--- START EXTRACTED MATERIAL ---

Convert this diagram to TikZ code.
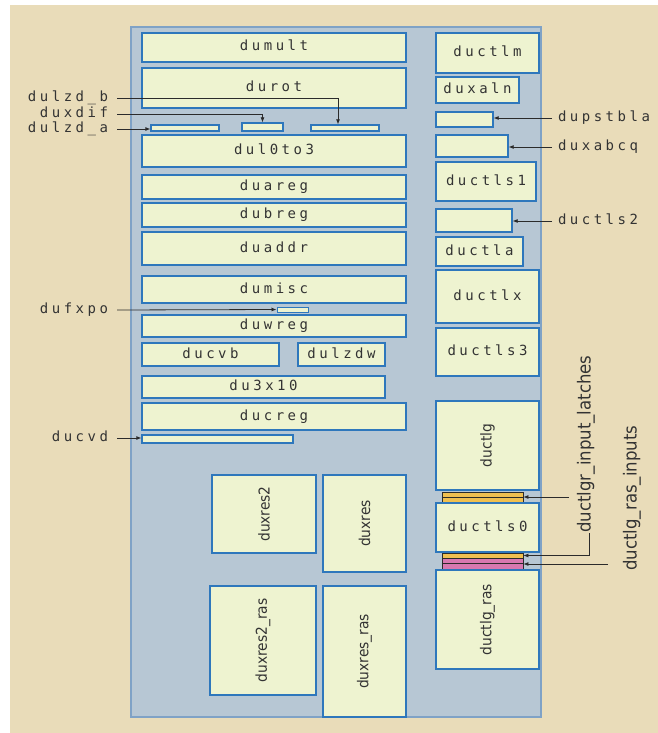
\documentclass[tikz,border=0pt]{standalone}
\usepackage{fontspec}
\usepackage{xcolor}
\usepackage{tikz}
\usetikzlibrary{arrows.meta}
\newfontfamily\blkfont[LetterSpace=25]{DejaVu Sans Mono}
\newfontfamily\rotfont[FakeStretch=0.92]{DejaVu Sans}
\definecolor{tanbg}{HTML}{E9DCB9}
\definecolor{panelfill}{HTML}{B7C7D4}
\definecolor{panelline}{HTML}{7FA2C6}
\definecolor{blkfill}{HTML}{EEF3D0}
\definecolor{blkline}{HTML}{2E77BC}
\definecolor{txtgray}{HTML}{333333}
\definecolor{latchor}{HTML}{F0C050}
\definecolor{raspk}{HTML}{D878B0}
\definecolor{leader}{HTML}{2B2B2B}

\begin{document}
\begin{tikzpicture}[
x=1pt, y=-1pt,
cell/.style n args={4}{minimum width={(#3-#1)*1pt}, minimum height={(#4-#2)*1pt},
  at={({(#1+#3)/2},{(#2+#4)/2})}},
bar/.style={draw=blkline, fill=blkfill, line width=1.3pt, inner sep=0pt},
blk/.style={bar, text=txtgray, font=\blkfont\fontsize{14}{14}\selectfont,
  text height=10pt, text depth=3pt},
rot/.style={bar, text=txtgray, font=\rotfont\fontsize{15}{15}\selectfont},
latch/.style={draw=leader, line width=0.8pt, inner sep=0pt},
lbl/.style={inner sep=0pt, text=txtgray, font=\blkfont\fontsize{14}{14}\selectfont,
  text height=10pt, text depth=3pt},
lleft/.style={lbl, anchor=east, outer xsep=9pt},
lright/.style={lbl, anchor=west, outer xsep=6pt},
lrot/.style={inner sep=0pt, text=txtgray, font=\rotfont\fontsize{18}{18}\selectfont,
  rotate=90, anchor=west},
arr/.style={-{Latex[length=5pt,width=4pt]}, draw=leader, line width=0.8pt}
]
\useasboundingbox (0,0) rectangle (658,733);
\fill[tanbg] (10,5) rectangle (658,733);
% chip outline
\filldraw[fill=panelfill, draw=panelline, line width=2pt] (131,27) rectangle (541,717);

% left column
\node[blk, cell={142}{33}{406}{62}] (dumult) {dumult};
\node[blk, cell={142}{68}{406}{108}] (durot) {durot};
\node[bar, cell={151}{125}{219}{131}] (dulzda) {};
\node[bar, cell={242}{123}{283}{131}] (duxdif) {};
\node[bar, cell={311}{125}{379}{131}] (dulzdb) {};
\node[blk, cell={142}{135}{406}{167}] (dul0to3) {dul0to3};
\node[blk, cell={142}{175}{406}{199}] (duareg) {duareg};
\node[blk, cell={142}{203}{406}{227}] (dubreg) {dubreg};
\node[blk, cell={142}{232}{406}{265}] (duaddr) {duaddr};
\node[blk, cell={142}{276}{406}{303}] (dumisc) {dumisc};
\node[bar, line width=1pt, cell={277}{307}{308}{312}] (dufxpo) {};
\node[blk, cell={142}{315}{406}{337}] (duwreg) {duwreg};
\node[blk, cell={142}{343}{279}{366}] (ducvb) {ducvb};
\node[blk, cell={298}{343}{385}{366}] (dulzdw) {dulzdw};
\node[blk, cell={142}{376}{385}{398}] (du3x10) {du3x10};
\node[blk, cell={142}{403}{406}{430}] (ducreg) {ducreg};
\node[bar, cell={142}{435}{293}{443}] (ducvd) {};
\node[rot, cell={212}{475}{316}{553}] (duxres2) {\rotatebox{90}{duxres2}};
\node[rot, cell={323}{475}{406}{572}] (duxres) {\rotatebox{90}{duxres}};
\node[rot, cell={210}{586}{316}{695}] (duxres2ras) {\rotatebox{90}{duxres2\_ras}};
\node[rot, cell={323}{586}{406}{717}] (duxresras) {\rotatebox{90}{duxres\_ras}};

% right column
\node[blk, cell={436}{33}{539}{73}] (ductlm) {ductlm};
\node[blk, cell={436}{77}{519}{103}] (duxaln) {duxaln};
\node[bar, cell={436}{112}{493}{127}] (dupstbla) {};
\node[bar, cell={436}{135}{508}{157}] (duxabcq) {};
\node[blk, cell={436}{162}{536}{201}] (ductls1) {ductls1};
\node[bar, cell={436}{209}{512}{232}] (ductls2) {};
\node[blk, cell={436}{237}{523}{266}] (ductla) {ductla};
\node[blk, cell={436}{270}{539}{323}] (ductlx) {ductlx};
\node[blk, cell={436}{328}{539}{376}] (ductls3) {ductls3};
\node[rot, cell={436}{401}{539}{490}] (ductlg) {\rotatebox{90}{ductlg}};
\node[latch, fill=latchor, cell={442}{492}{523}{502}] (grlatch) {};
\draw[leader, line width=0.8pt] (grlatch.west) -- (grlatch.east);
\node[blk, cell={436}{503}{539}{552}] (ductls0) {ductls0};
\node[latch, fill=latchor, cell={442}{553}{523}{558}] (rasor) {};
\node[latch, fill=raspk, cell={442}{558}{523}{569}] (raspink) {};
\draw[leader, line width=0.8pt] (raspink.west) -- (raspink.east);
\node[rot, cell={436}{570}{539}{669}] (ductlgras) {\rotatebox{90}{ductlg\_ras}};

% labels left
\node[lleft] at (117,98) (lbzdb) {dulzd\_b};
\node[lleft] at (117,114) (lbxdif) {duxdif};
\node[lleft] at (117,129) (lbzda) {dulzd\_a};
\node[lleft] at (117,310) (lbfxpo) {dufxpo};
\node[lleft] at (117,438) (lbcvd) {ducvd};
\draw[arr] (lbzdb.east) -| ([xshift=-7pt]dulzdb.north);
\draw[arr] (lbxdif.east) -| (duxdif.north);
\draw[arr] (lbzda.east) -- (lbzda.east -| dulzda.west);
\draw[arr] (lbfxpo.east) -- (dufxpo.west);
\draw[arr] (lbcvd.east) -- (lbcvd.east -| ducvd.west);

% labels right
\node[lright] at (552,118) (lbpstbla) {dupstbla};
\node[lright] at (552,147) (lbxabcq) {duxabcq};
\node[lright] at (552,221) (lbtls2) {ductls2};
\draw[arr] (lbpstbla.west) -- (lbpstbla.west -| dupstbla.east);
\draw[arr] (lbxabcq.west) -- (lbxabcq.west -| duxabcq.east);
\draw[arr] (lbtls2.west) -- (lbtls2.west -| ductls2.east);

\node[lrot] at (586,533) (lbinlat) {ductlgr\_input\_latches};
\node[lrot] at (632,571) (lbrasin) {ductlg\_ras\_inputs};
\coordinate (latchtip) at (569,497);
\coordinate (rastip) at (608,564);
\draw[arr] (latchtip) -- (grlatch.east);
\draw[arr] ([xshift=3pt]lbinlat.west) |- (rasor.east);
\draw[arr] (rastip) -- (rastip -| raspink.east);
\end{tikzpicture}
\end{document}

--- END EXTRACTED MATERIAL ---
--- START EXTRACTED MATERIAL ---

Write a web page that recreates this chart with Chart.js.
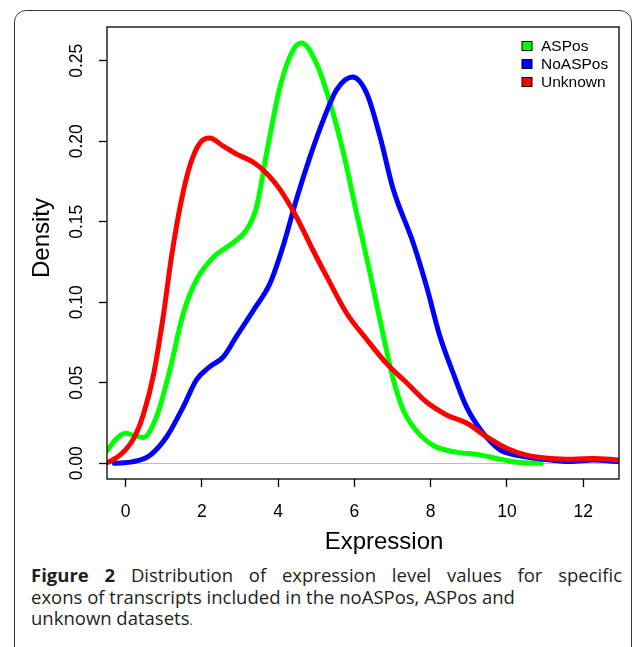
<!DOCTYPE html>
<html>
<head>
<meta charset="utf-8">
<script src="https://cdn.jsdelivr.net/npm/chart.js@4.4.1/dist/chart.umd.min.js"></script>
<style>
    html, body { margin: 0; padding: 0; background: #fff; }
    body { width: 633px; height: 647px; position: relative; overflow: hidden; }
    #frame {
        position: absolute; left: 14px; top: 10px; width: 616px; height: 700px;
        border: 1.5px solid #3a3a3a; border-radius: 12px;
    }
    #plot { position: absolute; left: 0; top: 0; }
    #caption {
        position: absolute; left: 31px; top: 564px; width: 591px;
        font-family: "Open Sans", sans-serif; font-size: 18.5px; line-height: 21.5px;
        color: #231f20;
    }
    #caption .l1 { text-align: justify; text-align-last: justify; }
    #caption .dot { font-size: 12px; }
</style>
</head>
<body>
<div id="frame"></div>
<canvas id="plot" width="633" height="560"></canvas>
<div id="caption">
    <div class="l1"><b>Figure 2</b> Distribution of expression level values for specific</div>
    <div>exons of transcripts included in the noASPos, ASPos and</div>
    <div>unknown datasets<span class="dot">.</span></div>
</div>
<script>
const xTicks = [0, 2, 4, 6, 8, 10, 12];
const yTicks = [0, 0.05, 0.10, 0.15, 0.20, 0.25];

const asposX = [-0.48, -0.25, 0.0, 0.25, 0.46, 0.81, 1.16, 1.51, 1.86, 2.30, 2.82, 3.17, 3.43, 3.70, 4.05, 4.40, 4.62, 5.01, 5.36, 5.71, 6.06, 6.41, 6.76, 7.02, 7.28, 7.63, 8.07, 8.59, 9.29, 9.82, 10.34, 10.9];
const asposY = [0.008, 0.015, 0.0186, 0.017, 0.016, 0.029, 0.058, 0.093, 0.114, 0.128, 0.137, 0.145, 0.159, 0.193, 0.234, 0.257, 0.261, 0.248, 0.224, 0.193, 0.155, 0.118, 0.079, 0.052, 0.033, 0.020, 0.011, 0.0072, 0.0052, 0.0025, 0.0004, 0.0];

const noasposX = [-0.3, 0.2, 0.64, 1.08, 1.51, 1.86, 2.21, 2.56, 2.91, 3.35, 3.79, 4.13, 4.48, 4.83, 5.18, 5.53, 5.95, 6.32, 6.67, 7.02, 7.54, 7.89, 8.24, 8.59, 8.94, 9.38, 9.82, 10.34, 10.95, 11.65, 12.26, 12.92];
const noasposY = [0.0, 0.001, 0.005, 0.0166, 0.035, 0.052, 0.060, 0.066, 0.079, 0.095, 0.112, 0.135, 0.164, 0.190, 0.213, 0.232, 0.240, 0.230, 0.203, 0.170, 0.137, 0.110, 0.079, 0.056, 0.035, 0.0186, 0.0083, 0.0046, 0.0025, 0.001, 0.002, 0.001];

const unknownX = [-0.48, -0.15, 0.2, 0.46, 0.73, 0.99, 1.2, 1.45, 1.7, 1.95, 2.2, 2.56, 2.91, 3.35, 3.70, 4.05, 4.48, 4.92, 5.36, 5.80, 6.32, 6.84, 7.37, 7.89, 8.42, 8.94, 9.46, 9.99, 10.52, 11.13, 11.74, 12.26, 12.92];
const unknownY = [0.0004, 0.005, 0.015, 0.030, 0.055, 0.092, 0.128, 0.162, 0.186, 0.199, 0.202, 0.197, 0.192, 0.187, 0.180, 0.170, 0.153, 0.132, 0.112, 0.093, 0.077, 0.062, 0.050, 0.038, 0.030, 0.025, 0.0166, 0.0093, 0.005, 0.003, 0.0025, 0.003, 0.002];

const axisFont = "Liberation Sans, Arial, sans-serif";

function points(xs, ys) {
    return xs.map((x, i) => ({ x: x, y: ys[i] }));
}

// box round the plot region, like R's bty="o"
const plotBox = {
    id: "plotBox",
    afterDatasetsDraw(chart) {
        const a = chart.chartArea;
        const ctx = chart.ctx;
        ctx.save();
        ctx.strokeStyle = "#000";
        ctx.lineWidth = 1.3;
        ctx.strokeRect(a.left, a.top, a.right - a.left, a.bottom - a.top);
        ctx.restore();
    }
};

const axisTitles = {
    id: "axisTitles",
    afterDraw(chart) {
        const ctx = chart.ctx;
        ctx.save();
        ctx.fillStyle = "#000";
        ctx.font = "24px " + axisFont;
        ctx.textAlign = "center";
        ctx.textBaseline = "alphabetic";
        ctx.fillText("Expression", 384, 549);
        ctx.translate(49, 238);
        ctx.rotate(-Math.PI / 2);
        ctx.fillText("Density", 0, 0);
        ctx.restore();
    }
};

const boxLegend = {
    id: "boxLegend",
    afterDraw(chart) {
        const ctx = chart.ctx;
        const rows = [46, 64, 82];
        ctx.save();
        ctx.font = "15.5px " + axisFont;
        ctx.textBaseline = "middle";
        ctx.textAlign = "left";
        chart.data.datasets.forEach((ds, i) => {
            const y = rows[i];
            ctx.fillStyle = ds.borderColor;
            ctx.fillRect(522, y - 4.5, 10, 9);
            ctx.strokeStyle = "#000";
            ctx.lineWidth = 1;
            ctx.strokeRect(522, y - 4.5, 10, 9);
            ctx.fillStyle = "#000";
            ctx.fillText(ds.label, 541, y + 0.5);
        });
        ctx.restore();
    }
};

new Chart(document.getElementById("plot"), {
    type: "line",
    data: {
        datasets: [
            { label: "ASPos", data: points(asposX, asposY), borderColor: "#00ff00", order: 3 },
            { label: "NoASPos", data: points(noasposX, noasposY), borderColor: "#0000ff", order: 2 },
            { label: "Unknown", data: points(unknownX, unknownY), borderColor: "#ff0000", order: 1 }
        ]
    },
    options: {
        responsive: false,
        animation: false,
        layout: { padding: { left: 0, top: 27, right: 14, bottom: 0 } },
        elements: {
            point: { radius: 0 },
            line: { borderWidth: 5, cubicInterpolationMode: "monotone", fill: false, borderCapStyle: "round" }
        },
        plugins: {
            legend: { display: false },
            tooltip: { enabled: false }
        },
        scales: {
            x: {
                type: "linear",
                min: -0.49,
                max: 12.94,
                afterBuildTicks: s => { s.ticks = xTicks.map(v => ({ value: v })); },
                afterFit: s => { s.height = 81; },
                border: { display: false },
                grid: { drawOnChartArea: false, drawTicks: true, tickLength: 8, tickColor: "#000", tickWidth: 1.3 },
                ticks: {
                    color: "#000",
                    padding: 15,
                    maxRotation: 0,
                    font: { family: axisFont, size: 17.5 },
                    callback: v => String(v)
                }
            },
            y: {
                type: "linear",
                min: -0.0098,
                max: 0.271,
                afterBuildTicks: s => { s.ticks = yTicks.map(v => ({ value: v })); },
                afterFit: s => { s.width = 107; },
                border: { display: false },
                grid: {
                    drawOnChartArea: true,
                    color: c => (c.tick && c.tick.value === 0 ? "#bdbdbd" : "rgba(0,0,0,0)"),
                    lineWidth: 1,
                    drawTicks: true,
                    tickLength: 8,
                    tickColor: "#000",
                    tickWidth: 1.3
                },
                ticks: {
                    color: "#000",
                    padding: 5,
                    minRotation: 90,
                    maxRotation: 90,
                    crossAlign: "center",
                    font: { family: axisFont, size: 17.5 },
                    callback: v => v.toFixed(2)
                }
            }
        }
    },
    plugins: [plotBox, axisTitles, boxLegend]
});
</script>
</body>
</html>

--- END EXTRACTED MATERIAL ---

## YOUR INSTRUCTIONS
What is the number of lines in the listing above that contain the string "this"? Give only the number.

## RESULT BELOW
2